Retype the data exactly, from its first line to the line containing "(wawup) at (530,278);", including both, and skip any picture.

______________________________

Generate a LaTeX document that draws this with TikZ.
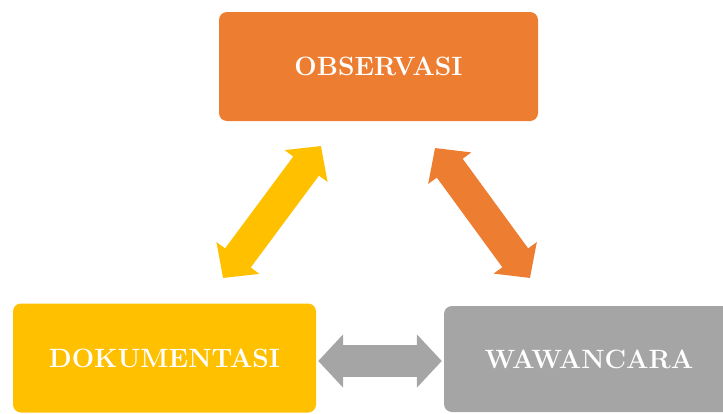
\documentclass[tikz,border=0pt]{standalone}
\usepackage{tikz}
\usetikzlibrary{arrows.meta, positioning, calc}

\definecolor{obsorange}{HTML}{ED7D31}
\definecolor{dokyellow}{HTML}{FFC000}
\definecolor{wawgray}{HTML}{A5A5A5}

\begin{document}
\begin{tikzpicture}[
  x=1pt, y=-1pt,
  box/.style={rounded corners=8pt, minimum width=319pt, minimum height=109pt, align=center,
    text=white, font=\fontsize{26.5}{30}\selectfont\bfseries},
  dblarrow/.style={line width=32pt,
    {Triangle[width=52pt, length=25pt]}-{Triangle[width=52pt, length=25pt]}}
]
  \clip (0,0) rectangle (723,413);

  \node[box, fill=obsorange] (obs) at (378.5,66.5) {OBSERVASI};
  \node[box, fill=dokyellow, minimum width=303pt] (dok) at (164.5,358) {DOKUMENTASI};
  \node[box, fill=wawgray, minimum width=290pt, minimum height=106pt] (waw) at (589,359) {WAWANCARA};

  % arrow ends
  \coordinate (dokup) at (223,278);
  \coordinate (obsleft) at (321,146);
  \coordinate (obsright) at (435,148);
  \coordinate (wawup) at (530,278);

  \draw[dblarrow, dokyellow] (dokup) -- (obsleft);
  \draw[dblarrow, obsorange] (obsright) -- (wawup);
  \draw[dblarrow, wawgray] ($(dok.east)+(2,3)$) -- ($(waw.west)+(-2,2)$);
\end{tikzpicture}
\end{document}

______________________________

» RESPONSE FOR THIS EXERCISE:
Generate a LaTeX document that draws this with TikZ.
\documentclass[tikz,border=0pt]{standalone}
\usepackage{tikz}
\usetikzlibrary{arrows.meta, positioning, calc}

\definecolor{obsorange}{HTML}{ED7D31}
\definecolor{dokyellow}{HTML}{FFC000}
\definecolor{wawgray}{HTML}{A5A5A5}

\begin{document}
\begin{tikzpicture}[
  x=1pt, y=-1pt,
  box/.style={rounded corners=8pt, minimum width=319pt, minimum height=109pt, align=center,
    text=white, font=\fontsize{26.5}{30}\selectfont\bfseries},
  dblarrow/.style={line width=32pt,
    {Triangle[width=52pt, length=25pt]}-{Triangle[width=52pt, length=25pt]}}
]
  \clip (0,0) rectangle (723,413);

  \node[box, fill=obsorange] (obs) at (378.5,66.5) {OBSERVASI};
  \node[box, fill=dokyellow, minimum width=303pt] (dok) at (164.5,358) {DOKUMENTASI};
  \node[box, fill=wawgray, minimum width=290pt, minimum height=106pt] (waw) at (589,359) {WAWANCARA};

  % arrow ends
  \coordinate (dokup) at (223,278);
  \coordinate (obsleft) at (321,146);
  \coordinate (obsright) at (435,148);
  \coordinate (wawup) at (530,278);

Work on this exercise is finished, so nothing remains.